As roupas eram da família e de alguns amigos e os livros foram reunidos com a colaboração dos alunos da Escola Mestre de Avis, onde, no regresso, foi fazer uma apresentação da viagem. A carrinha já tinha sido prometida à AMIC, uma organização não-governamental, fundada em 1984, de apoio às crianças.
Entrou em África por Algeciras, passou por Marrocos, Mauritânia e Senegal. Na chegada à fronteira de Pirada a burocracia impôs-se e acabou por ser “escoltado” até Gabu por uma agente policia. “Esta cidade [antiga Nova Lamego] era onde havia um posto de alfândega e eu pensava que em uma hora conseguia tratar da papelada, mas enganei-me. Foi preciso tirar fotocópias disto e daquilo e tive de lá ficar para o outro dia”. Nada demais. As roupas, os livros e a carrinha foram entregues e José Oliveira ganhou mais uma série de amigos para a vida. Regressou de avião.

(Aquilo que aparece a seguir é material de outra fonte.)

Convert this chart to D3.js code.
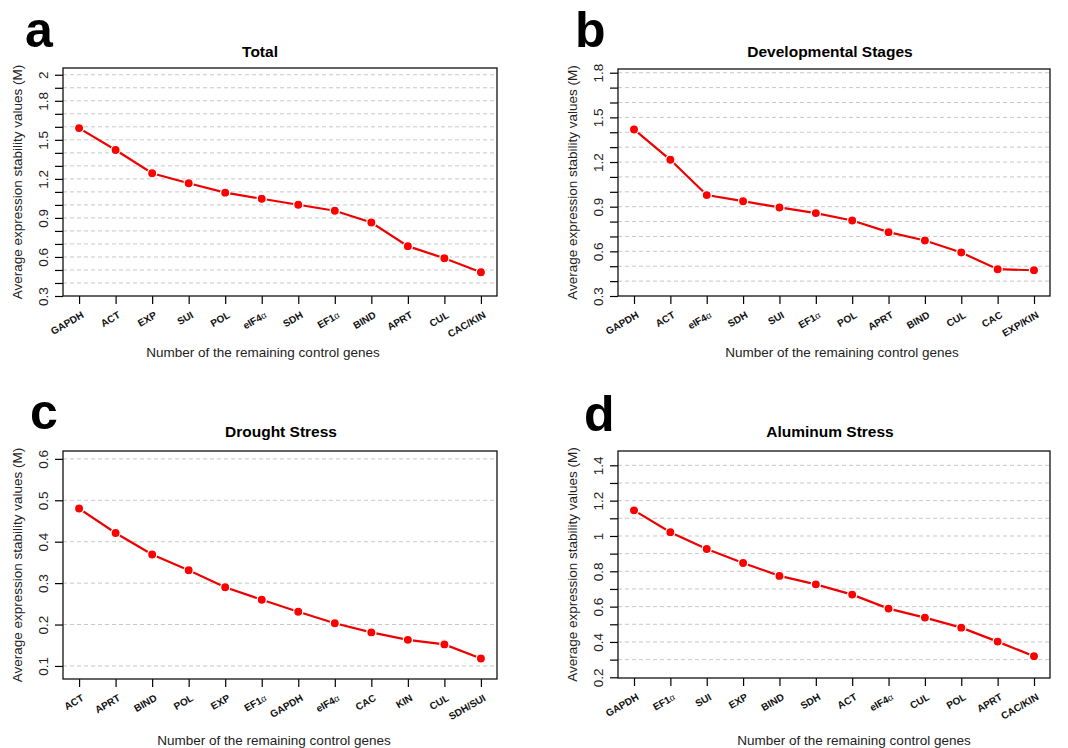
<!DOCTYPE html>
<html>
<head>
  <script src="https://d3js.org/d3.v7.min.js"></script>
  <style>
    body { margin: 0; background: #fff; }
    svg { font-family: "Liberation Sans", Arial, sans-serif; }
    .grid line { stroke: #c8c8c8; stroke-width: 1px; stroke-dasharray: 4 3; }
    .axis path { display: none; }
    .axis line { stroke: #000; stroke-width: 1.2px; }
    .y.axis text { font-size: 13.5px; fill: #222; }
    .x.axis text { font-size: 10px; font-weight: bold; fill: #111; }
  </style>
</head>
<body>
  <script>
    // panel data: gene order and average expression stability (M)
    var genesA = ["GAPDH", "ACT", "EXP", "SUI", "POL", "eIF4α", "SDH", "EF1α", "BIND", "APRT", "CUL", "CAC/KIN"];
    var valuesA = [1.590, 1.422, 1.243, 1.166, 1.094, 1.047, 1.001, 0.955, 0.865, 0.683, 0.590, 0.483];
    var ticksA = [0.3, 0.4, 0.5, 0.6, 0.7, 0.8, 0.9, 1.0, 1.1, 1.2, 1.3, 1.4, 1.5, 1.6, 1.7, 1.8, 1.9, 2.0];
    var labelsA = [0.3, 0.6, 0.9, 1.2, 1.5, 1.8, 2.0];

    var genesB = ["GAPDH", "ACT", "eIF4α", "SDH", "SUI", "EF1α", "POL", "APRT", "BIND", "CUL", "CAC", "EXP/KIN"];
    var valuesB = [1.419, 1.215, 0.978, 0.937, 0.895, 0.857, 0.807, 0.729, 0.673, 0.592, 0.480, 0.473];
    var ticksB = [0.3, 0.4, 0.5, 0.6, 0.7, 0.8, 0.9, 1.0, 1.1, 1.2, 1.3, 1.4, 1.5, 1.6, 1.7, 1.8];
    var labelsB = [0.3, 0.6, 0.9, 1.2, 1.5, 1.8];

    var genesC = ["ACT", "APRT", "BIND", "POL", "EXP", "EF1α", "GAPDH", "eIF4α", "CAC", "KIN", "CUL", "SDH/SUI"];
    var valuesC = [0.480, 0.421, 0.369, 0.331, 0.290, 0.260, 0.231, 0.203, 0.181, 0.163, 0.152, 0.118];
    var ticksC = [0.1, 0.2, 0.3, 0.4, 0.5, 0.6];
    var labelsC = [0.1, 0.2, 0.3, 0.4, 0.5, 0.6];

    var genesD = ["GAPDH", "EF1α", "SUI", "EXP", "BIND", "SDH", "ACT", "eIF4α", "CUL", "POL", "APRT", "CAC/KIN"];
    var valuesD = [1.145, 1.021, 0.926, 0.847, 0.774, 0.726, 0.668, 0.589, 0.538, 0.481, 0.402, 0.319];
    var ticksD = [0.2, 0.3, 0.4, 0.5, 0.6, 0.7, 0.8, 0.9, 1.0, 1.1, 1.2, 1.3, 1.4];
    var labelsD = [0.2, 0.4, 0.6, 0.8, 1.0, 1.2, 1.4];

    var titles = ["Total", "Developmental Stages", "Drought Stress", "Aluminum Stress"];
    var letters = ["a", "b", "c", "d"];

    // layout of each panel (pixels)
    var layout = [
      { x0: 63, x1: 497, y0: 68, y1: 296, ymin: 0.3, ymax: 2.052, lx: 25, ly: 47, tx: 260, ty: 57, ax: 263, ay: 357 },
      { x0: 618, x1: 1050, y0: 69, y1: 296, ymin: 0.3, ymax: 1.825, lx: 575, ly: 47, tx: 830, ty: 57, ax: 842, ay: 357 },
      { x0: 63, x1: 497, y0: 451, y1: 679, ymin: 0.0685, ymax: 0.619, lx: 30, ly: 429, tx: 281, ty: 437, ax: 274, ay: 745 },
      { x0: 618, x1: 1050, y0: 451, y1: 678, ymin: 0.196, ymax: 1.481, lx: 584, ly: 431, tx: 830, ty: 437, ax: 854, ay: 745 }
    ];

    var panels = [
      { genes: genesA, values: valuesA, ticks: ticksA, labels: labelsA },
      { genes: genesB, values: valuesB, ticks: ticksB, labels: labelsB },
      { genes: genesC, values: valuesC, ticks: ticksC, labels: labelsC },
      { genes: genesD, values: valuesD, ticks: ticksD, labels: labelsD }
    ];

    var width = 1068, height = 748;
    var svg = d3.select("body").append("svg")
        .attr("width", width)
        .attr("height", height);

    // write gene name with a plain (non bold) greek alpha
    function geneText(sel, name) {
      var parts = name.split("α");
      sel.text(null);
      sel.append("tspan").text(parts[0]);
      if (parts.length > 1) {
        sel.append("tspan").attr("font-weight", "normal").attr("font-size", "9px").text("α");
        if (parts[1]) sel.append("tspan").text(parts[1]);
      }
    }

    panels.forEach(function(p, i) {
      var L = layout[i];
      var g = svg.append("g");

      var x = d3.scalePoint()
          .domain(p.genes)
          .range([L.x0, L.x1])
          .padding(0.44);
      var y = d3.scaleLinear()
          .domain([L.ymin, L.ymax])
          .range([L.y1, L.y0]);

      // dashed grid
      g.append("g")
          .attr("class", "grid")
        .selectAll("line")
          .data(p.ticks.filter(function(t) { return y(t) < L.y1 - 1; }))
        .enter().append("line")
          .attr("x1", L.x0).attr("x2", L.x1)
          .attr("y1", function(d) { return y(d); })
          .attr("y2", function(d) { return y(d); });

      // y axis
      var yAxis = d3.axisLeft(y)
          .tickValues(p.ticks)
          .tickSize(8)
          .tickFormat(function(d) {
            var hit = p.labels.some(function(l) { return Math.abs(l - d) < 1e-9; });
            return hit ? d3.format("~g")(d) : "";
          });
      var ya = g.append("g")
          .attr("class", "y axis")
          .attr("transform", "translate(" + L.x0 + ",0)")
          .call(yAxis);
      ya.selectAll("text")
          .attr("text-anchor", "middle")
          .attr("dy", null)
          .attr("x", 0)
          .attr("y", 0)
          .attr("transform", "translate(-15.5,0) rotate(-90)");

      // x axis
      var xAxis = d3.axisBottom(x)
          .tickSize(8);
      var xa = g.append("g")
          .attr("class", "x axis")
          .attr("transform", "translate(0," + L.y1 + ")")
          .call(xAxis);
      xa.selectAll("text")
          .attr("text-anchor", "end")
          .attr("dy", null)
          .attr("y", 0)
          .attr("transform", "translate(5,21) rotate(-30)")
          .each(function(d) { geneText(d3.select(this), d); });

      // line and points
      var pts = p.genes.map(function(gn, k) { return { gene: gn, v: p.values[k] }; });
      g.append("path")
          .datum(pts)
          .attr("fill", "none")
          .attr("stroke", "#ee0000")
          .attr("stroke-width", 2.2)
          .attr("d", d3.line()
            .x(function(d) { return x(d.gene); })
            .y(function(d) { return y(d.v); }));
      g.selectAll(".pt")
          .data(pts)
        .enter().append("circle")
          .attr("class", "pt")
          .attr("cx", function(d) { return x(d.gene); })
          .attr("cy", function(d) { return y(d.v); })
          .attr("r", 4.6)
          .attr("fill", "#ff0000")
          .attr("stroke", "#fff")
          .attr("stroke-width", 1.3);

      // box
      g.append("rect")
          .attr("x", L.x0).attr("y", L.y0)
          .attr("width", L.x1 - L.x0).attr("height", L.y1 - L.y0)
          .attr("fill", "none")
          .attr("stroke", "#111")
          .attr("stroke-width", 1.3);

      // texts
      g.append("text")
          .attr("x", L.lx).attr("y", L.ly)
          .attr("font-size", "50px").attr("font-weight", "bold")
          .text(letters[i]);
      g.append("text")
          .attr("x", L.tx).attr("y", L.ty)
          .attr("text-anchor", "middle")
          .attr("font-size", "15.5px").attr("font-weight", "bold")
          .text(titles[i]);
      g.append("text")
          .attr("x", L.ax).attr("y", L.ay)
          .attr("text-anchor", "middle")
          .attr("font-size", "13.5px").attr("fill", "#222")
          .text("Number of the remaining control genes");
      g.append("text")
          .attr("transform", "translate(" + (L.x0 - 41) + "," + ((L.y0 + L.y1) / 2) + ") rotate(-90)")
          .attr("text-anchor", "middle")
          .attr("font-size", "13.5px").attr("fill", "#222")
          .text("Average expression stability values (M)");
    });
  </script>
</body>
</html>
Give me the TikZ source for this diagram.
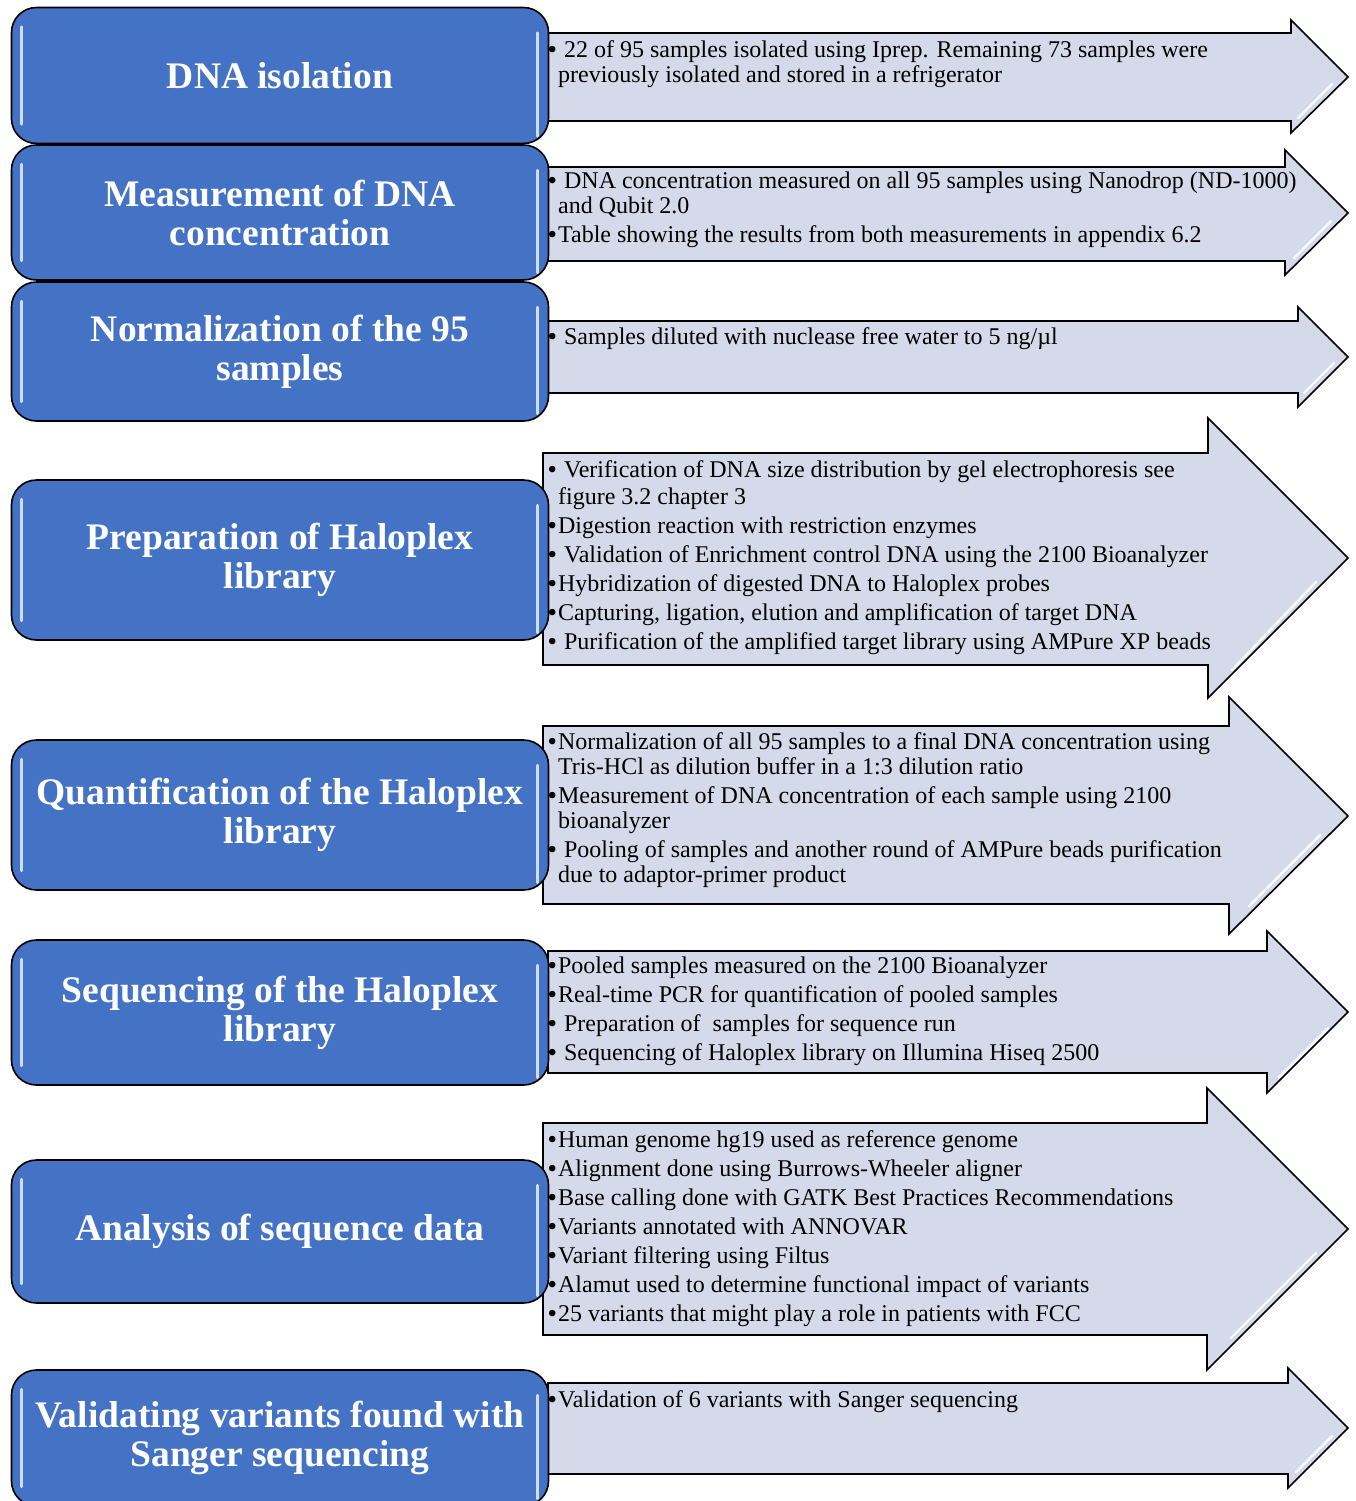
\documentclass[tikz,border=0pt]{standalone}
\usepackage{fontspec}
\setmainfont{Liberation Serif}
\usepackage{xcolor}
\usepackage{tikz}

\definecolor{stepblue}{HTML}{4472C4}
\definecolor{arrowgrey}{RGB}{213,218,235}

\tikzset{
  stepbox/.style={draw=black, line width=1.6pt, fill=stepblue, rounded corners=25pt,
    minimum width=537pt, text=white, align=center, inner sep=4pt,
    font=\fontsize{37.5}{39}\selectfont\bfseries},
  shine/.style={draw=white!75!stepblue, line width=2.6pt, line cap=round},
  flowarrow/.style={draw=black, line width=1.6pt, fill=arrowgrey, line join=miter},
  arrowshine/.style={draw=white, line width=2.5pt, line cap=round, opacity=0.85},
  notes/.style={anchor=north west, inner sep=0pt, align=left,
    font=\fontsize{24}{25}\selectfont}
}

\newcommand{\bul}{{\bfseries•}\kern1.5pt}
\newcommand{\cont}{\hphantom{\bul}}

\begin{document}
\begin{tikzpicture}[x=1pt,y=-1pt]
    \useasboundingbox (0,0) rectangle (1355,1501);

    % arrows behind the boxes
    \draw[flowarrow] (548,33) -- (1291,33) -- (1291,20) -- (1348,77) -- (1291,133) -- (1291,121) -- (548,121) -- cycle;
    \draw[flowarrow] (548,167) -- (1285,167) -- (1285,150) -- (1348,213) -- (1285,275) -- (1285,261) -- (548,261) -- cycle;
    \draw[flowarrow] (548,321) -- (1298,321) -- (1298,307) -- (1348,357) -- (1298,407) -- (1298,393) -- (548,393) -- cycle;
    \draw[flowarrow] (543,453) -- (1208,453) -- (1208,418) -- (1348,558) -- (1208,698) -- (1208,665) -- (543,665) -- cycle;
    \draw[flowarrow] (543,726) -- (1229,726) -- (1229,697) -- (1348,816) -- (1229,934) -- (1229,904) -- (543,904) -- cycle;
    \draw[flowarrow] (548,951) -- (1267,951) -- (1267,931) -- (1348,1012) -- (1267,1093) -- (1267,1073) -- (548,1073) -- cycle;
    \draw[flowarrow] (543,1123) -- (1207,1123) -- (1207,1088) -- (1348,1229) -- (1207,1370) -- (1207,1335) -- (543,1335) -- cycle;
    \draw[flowarrow] (548,1383) -- (1288,1383) -- (1288,1368) -- (1348,1428) -- (1288,1488) -- (1288,1474) -- (548,1474) -- cycle;

    % highlights inside the arrow heads
    \draw[arrowshine] (1298,118) -- (1332,84);
    \draw[arrowshine] (1294,258) -- (1331,221);
    \draw[arrowshine] (1304,393) -- (1334,363);
    \draw[arrowshine] (1232,670) -- (1316,582);
    \draw[arrowshine] (1249,906) -- (1320,835);
    \draw[arrowshine] (1279,1077) -- (1328,1028);
    \draw[arrowshine] (1231,1338) -- (1316,1253);
    \draw[arrowshine] (1296,1472) -- (1332,1436);

    % notes
    \node[notes] (noteA) at (548,40) {\bul\ 22 of 95 samples isolated using Iprep. Remaining 73 samples were\\
      \cont previously isolated and stored in a refrigerator};
    \node[notes] (noteB) at (548,172) {\bul\ DNA concentration measured on all 95 samples using Nanodrop (ND-1000)\\
      \cont and Qubit 2.0\\[4pt]
      \bul Table showing the results from both measurements in appendix 6.2};
    \node[notes] (noteC) at (548,327) {\bul\ Samples diluted with nuclease free water to 5 ng/µl};
    \node[notes] (noteD) at (548,460) {\bul\ Verification of DNA size distribution by gel electrophoresis see\\[2pt]
      \cont figure 3.2 chapter 3\\[4pt]
      \bul Digestion reaction with restriction enzymes\\[4pt]
      \bul\ Validation of Enrichment control DNA using the 2100 Bioanalyzer\\[4pt]
      \bul Hybridization of digested DNA to Haloplex probes\\[4pt]
      \bul Capturing, ligation, elution and amplification of target DNA\\[4pt]
      \bul\ Purification of the amplified target library using AMPure XP beads};
    \node[notes] (noteE) at (548,732) {\bul Normalization of all 95 samples to a final DNA concentration using\\
      \cont Tris-HCl as dilution buffer in a 1:3 dilution ratio\\[4pt]
      \bul Measurement of DNA concentration of each sample using 2100\\
      \cont bioanalyzer\\[4pt]
      \bul\ Pooling of samples and another round of AMPure beads purification\\
      \cont due to adaptor-primer product};
    \node[notes] (noteF) at (548,957) {\bul Pooled samples measured on the 2100 Bioanalyzer\\[4pt]
      \bul Real-time PCR for quantification of pooled samples\\[4pt]
      \bul\ Preparation of \ samples for sequence run\\[4pt]
      \bul\ Sequencing of Haloplex library on Illumina Hiseq 2500};
    \node[notes] (noteG) at (548,1130) {\bul Human genome hg19 used as reference genome\\[4pt]
      \bul Alignment done using Burrows-Wheeler aligner\\[4pt]
      \bul Base calling done with GATK Best Practices Recommendations\\[4pt]
      \bul Variants annotated with ANNOVAR\\[4pt]
      \bul Variant filtering using Filtus\\[4pt]
      \bul Alamut used to determine functional impact of variants\\[4pt]
      \bul 25 variants that might play a role in patients with FCC};
    \node[notes] (noteH) at (548,1390) {\bul Validation of 6 variants with Sanger sequencing};

    % step boxes
    \node[stepbox, minimum height=136pt] (isolation) at (280,75.5) {DNA isolation};
    \node[stepbox, minimum height=135pt] (measure) at (280,212.5) {Measurement of DNA\\concentration};
    \node[stepbox, minimum height=139pt] (normal) at (280,351.5) {Normalization of the 95\\samples};
    \node[stepbox, minimum height=160pt] (prep) at (280,560) {Preparation of Haloplex\\library};
    \node[stepbox, minimum height=150pt] (quant) at (280,815) {Quantification of the Haloplex\\library};
    \node[stepbox, minimum height=145pt] (seq) at (280,1012.5) {Sequencing of the Haloplex\\library};
    \node[stepbox, minimum height=143pt] (analysis) at (280,1231.5) {Analysis of sequence data};
    \node[stepbox, minimum height=136pt] (valid) at (280,1438) {Validating variants found with\\Sanger sequencing};

    % glossy strips
    \foreach \b in {isolation,measure,normal,prep,quant,seq,analysis,valid} {
        \draw[shine] ([xshift=11pt,yshift=-20pt]\b.north west) -- ([xshift=11pt,yshift=20pt]\b.south west);
        \draw[shine] ([xshift=-12pt,yshift=-26pt]\b.north east) -- ([xshift=-12pt,yshift=8pt]\b.south east);
    }
\end{tikzpicture}
\end{document}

SAPATOS PARA QUEM ANDA DESCALÇO
No início de novembro voltou a partir para África. Desta vez integrado numa ação organizada por Rui Baltazar, da Travel Event, mas como outsider e pilotando uma BMW 1200 GS. Tratava-se de “calçar quem anda descalço” e o destino era o Rife marroquino. Já não era novidade para si: em 2022 tinha participado na mesma expedição; e em 2023, sozinho, dirigiu-se ao epicentro do terramoto que, então, abalou a região, levando roupas para as populações atingidas.
A meio a expedição regressou, mas ele continuou estrada fora – para distribuir pelas aldeias que encontrasse os 120 pares de sapatos que tinha re- colhido em Avis, rumo a Taghazout e a um local próximo que, em termos de dificuldade, “numa escala de zero a cinco, atinge sete”. Agadir Inoummar é o nome do sítio.
Trata-se de um aglomerado de “espaços pequenos individualizados – escavados na pedra -, onde as pessoas de 13 aldeias guardavam os seus bens: dinheiro, peças de ouro e prata, cereais e sementes. As famílias eram nómadas, e portanto não tinham casa para guardar os seus pertences. O guarda, que ainda por lá está, diz que na Europa temos a Suíça para guardar o dinheiro, ali têm aquele local”.
Há planos para futuras viagens, mas nem sempre se podem concretizar, “porque o dinheiro não abunda”. “Há quem passe uma vida inteira a pensar em ir ao Cabo Norte. Eu também já pensei nisso, mas quando chegasse à Alemanha já tinha gasto o dinheiro todo”, refere.
Como o sonho comanda a vida, José Oliveira não desistiu de ir ao Irão ou ao Iraque.” No ano da covid-19 já tinha tratado do visto para o Irão. Agora a coisa está complicada, mas é onde gostaria de ir proximamente. Não sei conseguirei”, desabafa.